E3S Web of Conferences (Jan 2024)
Improving Machine Learning Based PM2.5 Prediction by Segregating Biomass Emission Factor from Chemical Transport Model
Abstract
Located in the heart of Mainland Southeast Asia, Thailand is associated with high biomass burning (BB) activities from local and neighbouring countries. The seasonal pattern of BB manifests itself as a potential predictor for PM2.5 concentration. Consequently, we enhanced machine learning based PM2.5 prediction by segregating BB factor from the Community Multiscale Air Quality (CMAQ).

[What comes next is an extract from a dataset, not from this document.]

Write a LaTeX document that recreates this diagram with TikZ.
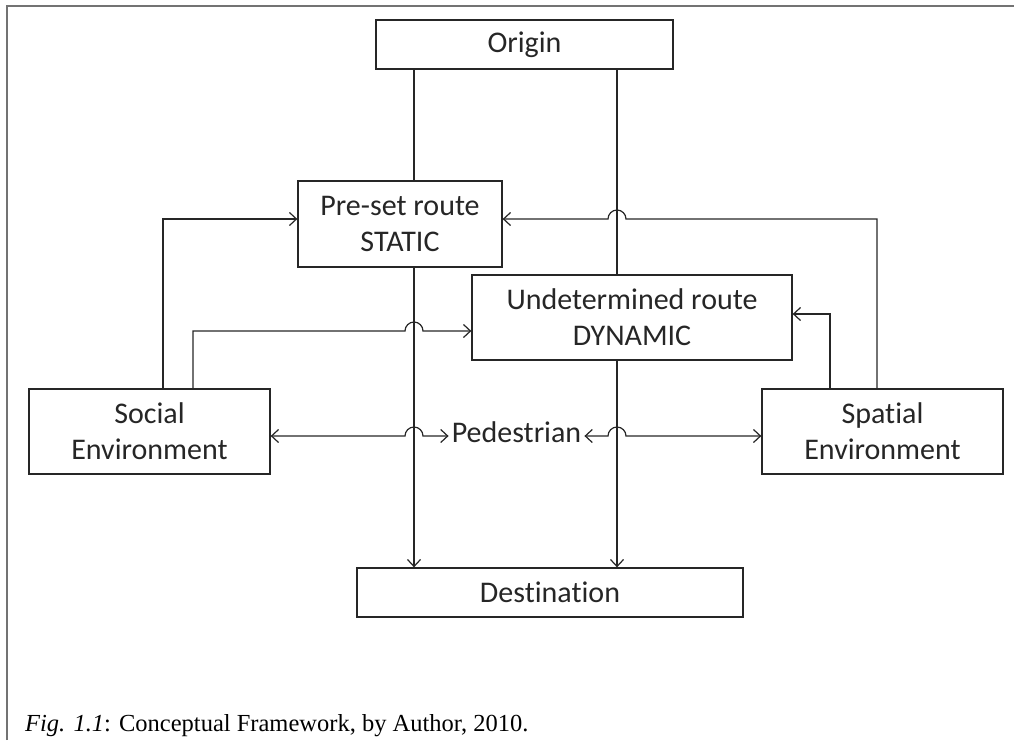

Two Light Gradient Boosting Machine (LightGBM) models with different CMAQ predictors were developed: the BB-integrated model, which incorporated CMAQ-simulated PM2.5 from all emission sources and the BB-segregated model, which incorporated CMAQ-simulated PM2.5 from sources other than BB (CMAQ_PM25_Othr) and CMAQ-simulated PM2.5 from BB emissions (CMAQ_PM25_BB). The two models had shared control predictors, which included simulated meteorological variables from WRF model, population, elevation, and land-use variables, and they were evaluated using a crossvalidation (CV). The BB-segregated model outperformed the BB-integrated model, achieving overall-CV R2 values of 0.86 and 0.82, respectively. The analysis of feature importance for the BB-segregated model indicates that CMAQ_PM25_Othr and CMAQ_PM25_BB are the two most significant predictors. These findings emphasize the importance of considering BB emissions when predicting PM2.5 concentrations, particularly in regions with high BB activities.